Possible tricks for OS?

With all the things that a multi-tasking operating system does, I wonder if the conversation has been beating (like a dead horse) or if there are some common sense things to turn off (and change/tweak) during Ardour+Jack usage?

What got me thinking about this was coming across the swappiness setting inside /proc [http://kerneltrap.org/node/3000] and further got to thinking. I think I tinkered around with disabling cron from running (don’t seem to make sense to possibly launch something that might increase disk usage unexpectedly).

The main thing is disk usage should be focused on reading/writing disk I/O first and foremost. Swap space on a decent machine is normally kept to a minimum, but it’s impact (if on same storage path) could be undesired. The two schools of thought would be have lots of RAM and disable swap partition -OR- you should always have a swap file. For disk based audio processing, and systems that have swap. It seems that setting the swappiness (/prov/sys/vm/swappiness) lower than default 60 (less aggressive at swapping out code space to disk) translates to less disk caching. Flip side, too high and you have code swapped out to disk more so.

I wish I could assume that ALL (important) loaded code that could escalate to blocking RT sensitive code would be locked [mlock()] and thus would only block under from something NOT related to being swapped back from disk. I am sure that code that is active and not locked is tracked via performance counters and passed over for swapping.

It’s a balancing game, disk caching can only help so far and can’t continuously make a particular drive behave faster (only in limited ways).

I figure that disabling cron and perhaps a few other things (I can’t think of any at the moment) and perhaps lowering swappiness to 1/2 (30 instead of 60) is probably a safe bet.

A good system would have a dedicated system+swap drive and separate storage path (drive is a must, cable, controller/interface if possible) for audio and plenty of RAM and have as many intermittent background tasks disabled.

Oh well, perhaps I am over thinking – several articles on swappiness got me thinking about it within Ardour+Jack context.

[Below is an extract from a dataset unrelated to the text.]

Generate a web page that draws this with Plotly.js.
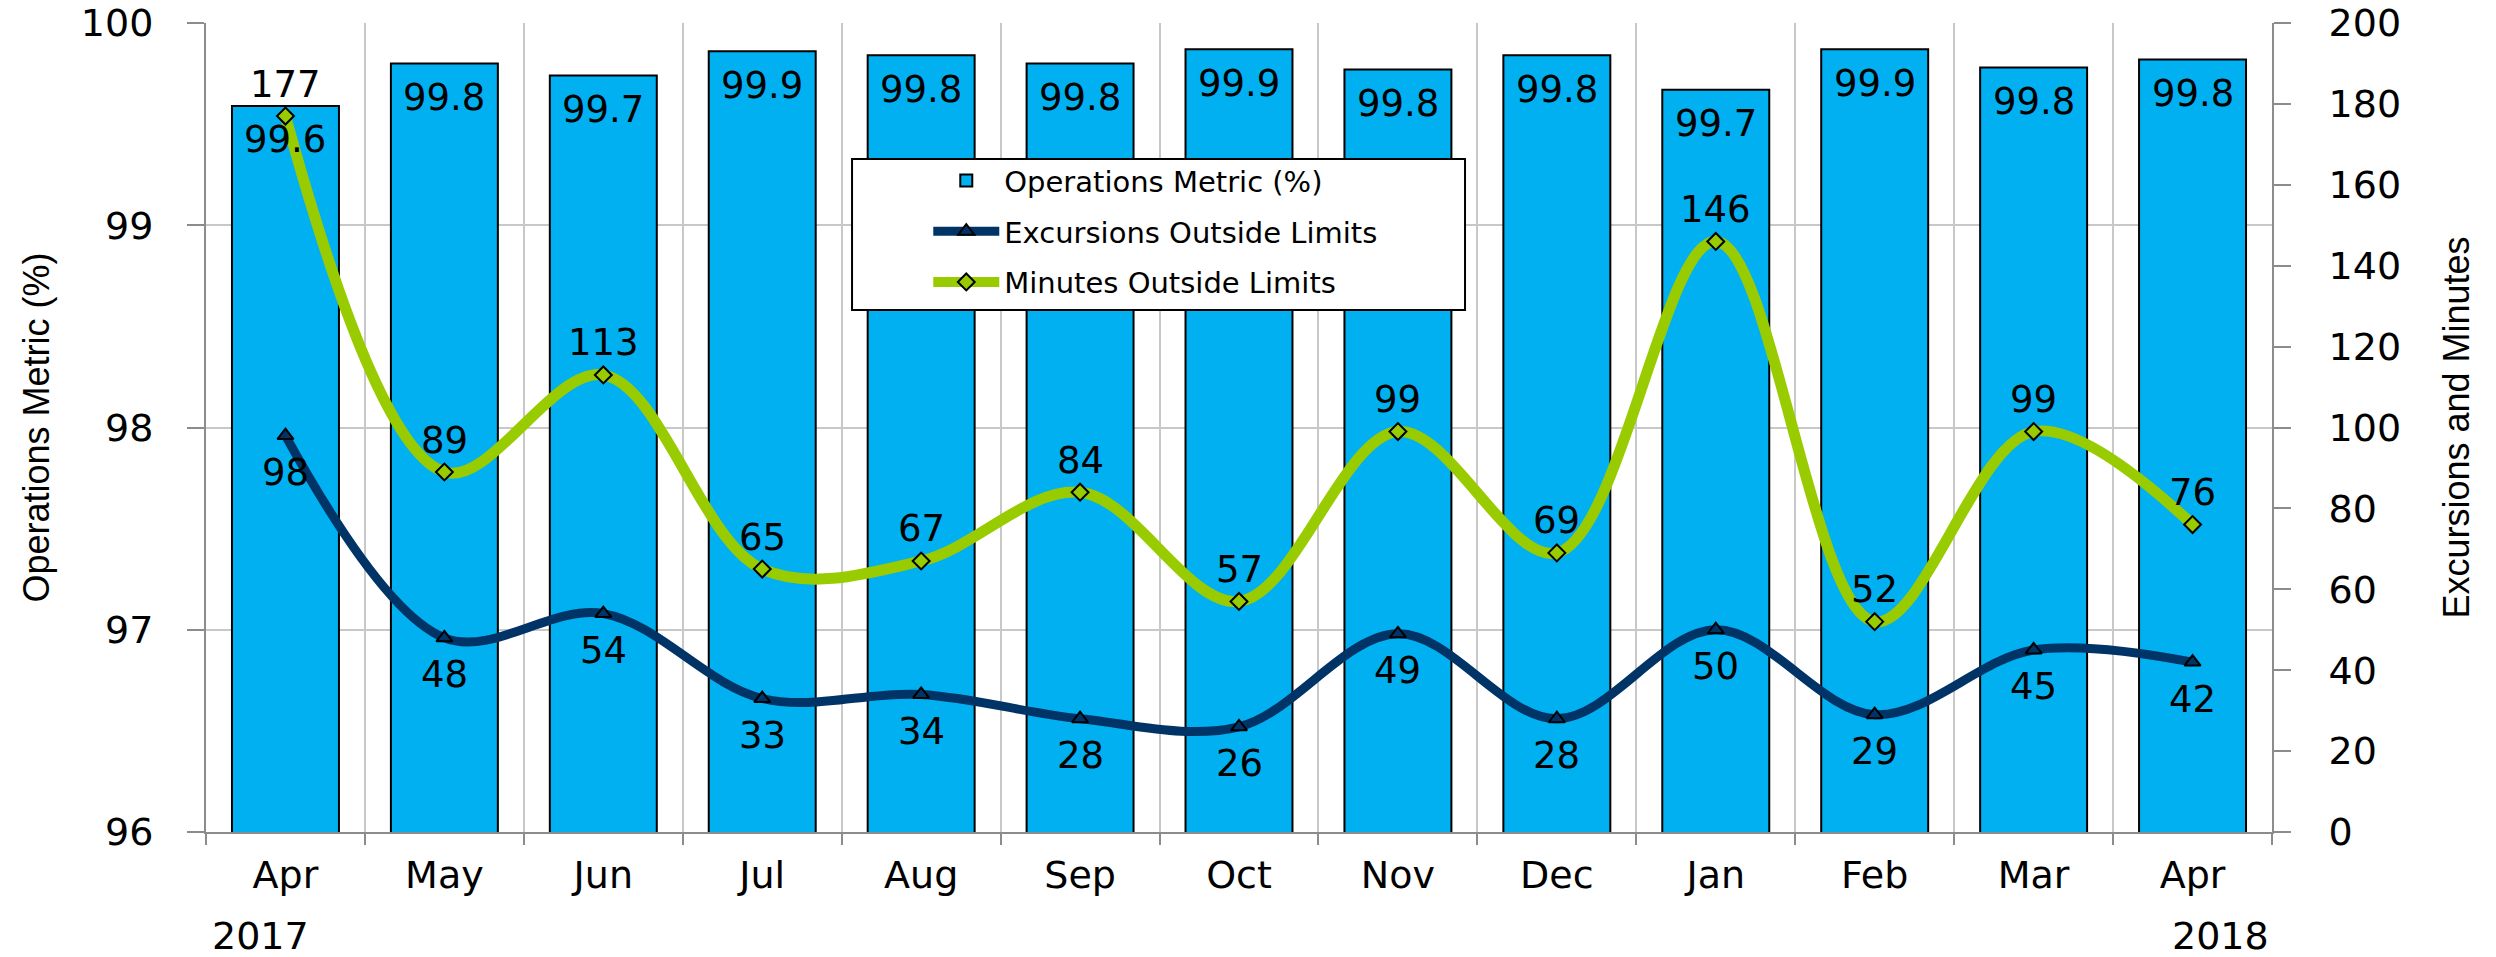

Any comments? Anyone? Anyone? Bueller… Bueller…

–Doug

If JACK is running in realtime mode, all memory of the server and all clients is mlocked (though JACK will try to unlock stuff obviously related to GUI libraries on the grounds that it should never run in an RT thread).

Ah… I think you said something that I’ll try to translate (that others might have missed)! It sounds like you WANT to avoid running things w/ RT privileges that should never need it (GTK/GUI routines). That answers another outstanding question I had.

My thinking in doing a “chrt 1 ardour2” would be that ardour’s UI would have drawing priority over other non-RT GUI tasks but lower priority over the RT priorities you (hopefully) set higher than 1.

If I read you correctly, this is possibly an undesired thing. A GUI routine could make a call to (say) X server and get blocked at hardware level, but that same code (RT or NOT) would still be preempted by higher priority code (core JACK stuff) in theory. Perhaps a toss up if done correctly. Only (minor) advantage is Ardour2’s GUI could be a little bit more responsive over other GUI code… perhaps not.

(above was off of topic), saying that all memory is locked sounds like JACK performs the memory locking (I haven’t looked at the code so I am guessing).

The flip side question, RT audio code and buffers are locked as-well-as GUI code is unlocked (and non-rt) and COULD be swapped out… I guess better stated, the remaining memory, is it better used for disk caching or code? Where should that line rest?